Модификация Themis Z была представлена в прошлом году. KAUST приобрел ее первым в мире, дополнив линейку из пяти Titan TEM прошлого поколения шестым. Сейчас KAUST — единственное место с таким количеством high-end просвечивающих микроскопов.
Сергей Лопатин / ©Вероника Лопатина
Themis Z уже помог получить какие-то результаты?
Результаты есть, но публикации только планируются. Микроскоп пока на стадии запуска в эксплуатацию.
KAUST широко сотрудничает с другими исследовательскими группами. А с российскими коллегами, партнерами?

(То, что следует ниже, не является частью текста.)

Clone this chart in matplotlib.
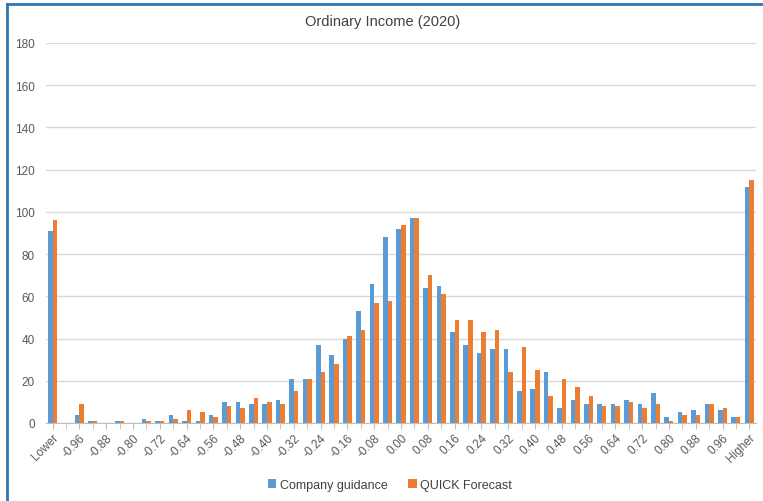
import matplotlib
matplotlib.use("Agg")
import matplotlib.pyplot as plt
from matplotlib.lines import Line2D
import numpy as np

plt.rcParams['font.family'] = ['Liberation Sans', 'DejaVu Sans']

# bins: Lower, -1.00 ... 1.00 step 0.04, Higher
edges = [round(-1.00 + 0.04 * i, 2) for i in range(51)]
categories = ['Lower'] + ['%.2f' % (e if abs(e) > 1e-9 else 0.0) for e in edges] + ['Higher']

company = [91, 0, 4, 1, 0, 1, 0, 2, 1, 4, 1, 1, 4, 10, 10, 9, 9, 11, 21, 21,
           37, 32, 40, 53, 66, 88, 92, 97, 64, 65, 43, 37, 33, 35, 35, 15, 16,
           24, 7, 11, 9, 9, 9, 11, 9, 14, 3, 5, 6, 9, 6, 3, 112]
quick = [96, 0, 9, 1, 0, 1, 0, 1, 1, 2, 6, 5, 3, 8, 7, 12, 10, 9, 15, 21,
         24, 28, 41, 44, 57, 58, 94, 97, 70, 61, 49, 49, 43, 44, 24, 36, 25,
         13, 21, 17, 13, 8, 8, 10, 7, 9, 1, 4, 4, 9, 7, 3, 115]

blue = '#5B9BD5'
orange = '#ED7D31'
grey_txt = '#595959'

fig = plt.figure(figsize=(7.63, 5.02), dpi=100)
ax = fig.add_axes([46 / 763, 1 - 424 / 502, 710 / 763, 380 / 502])

x = np.arange(len(categories))
w = 0.34
ax.bar(x - w / 2, company, width=w, color=blue, label='Company guidance', zorder=3)
ax.bar(x + w / 2, quick, width=w, color=orange, label='QUICK Forecast', zorder=3)

ax.set_xlim(-0.5, len(categories) - 0.5)
ax.set_ylim(0, 180)
ax.set_yticks(range(0, 181, 20))
ax.yaxis.grid(True, color='#D9D9D9', linewidth=1, zorder=0)
ax.tick_params(axis='y', length=0, labelsize=8.5, labelcolor=grey_txt, pad=8)

ax.set_xticks(x[::2])
ax.set_xticklabels(categories[::2], rotation=45, ha='right', rotation_mode='anchor')
ax.set_xticks(x, minor=True)
ax.tick_params(axis='x', which='both', length=4, color='#BFBFBF', labelsize=8.5,
               labelcolor=grey_txt, pad=2)

for s in ['left', 'right', 'top']:
    ax.spines[s].set_visible(False)
ax.spines['bottom'].set_color('#BFBFBF')

fig.text(383 / 763, 1 - 22 / 502, 'Ordinary Income (2020)', ha='center', va='center',
         fontsize=10.5, color='#404040')

fig.legend(loc='center', bbox_to_anchor=(390 / 763, 1 - 486 / 502), ncol=2,
           frameon=False, fontsize=9, handlelength=0.7, handleheight=0.7,
           handletextpad=0.3, columnspacing=1.6, labelcolor='#404040')

# blue frame on left and top of the screenshot
fig.add_artist(Line2D([7 / 763, 7 / 763], [0, 1 - 5 / 502], color='#2E75B6', linewidth=2,
                      transform=fig.transFigure))
fig.add_artist(Line2D([7 / 763, 1], [1 - 5 / 502, 1 - 5 / 502], color='#2E75B6', linewidth=2,
                      transform=fig.transFigure))

fig.savefig('out.png', dpi=100)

Работая в FEI, я побывал во многих организациях — в рамках тонкой наладки оборудования, совместных экспериментов, обучения, лекций. Приезжал и в Россию: в Новосибирск, Екатеринбург, Санкт-Петербург, Москву. Местные научные центры обладают достаточно продвинутыми исследовательскими группами. Отдельно отмечу Курчатовский институт и лабораторию Александра Васильева, где установлено сразу два Titan TEM, в том числе Krios (а у соседей, через дорогу, — еще один Titan). C ребятами из этой группы я до сих пор поддерживаю тесный контакт.
Многие российские ученые, с которыми я сотрудничаю, разбросаны по миру. Например, научный центр NanoGune в Стране Басков, в Испании: с руководителем его TEM-отделения, профессором Андреем Чувилиным, я работаю уже более десяти лет. Результатом нашей дружбы становятся не только публикации, но и разработки в области TEM-методик или «навесного» оборудования. Один из примеров — монохроматор для электронной пушки, который позволяет повысить качество и разрешение спектроскопии электронных потерь, открывая доступ к изучению низкоэнергетических квазичастиц: экситонов, плазмонов, фононов.
Монохроматор — прибор не новый. Но недавно мы продемонстрировали, что он может обеспечивать энергетическое разрешение почти в десять раз выше заявленного производителем (соответствующая заметка появится в Nature Communication в ближайшее время). Помимо изучения квазичастиц открытие позволяет, например, измерять ширину запрещенной зоны — одну из ключевых характеристик полупроводников — с чрезвычайной точностью. И благодаря TEM в этом случае достигается пространственное разрешение, не доступное другим методам.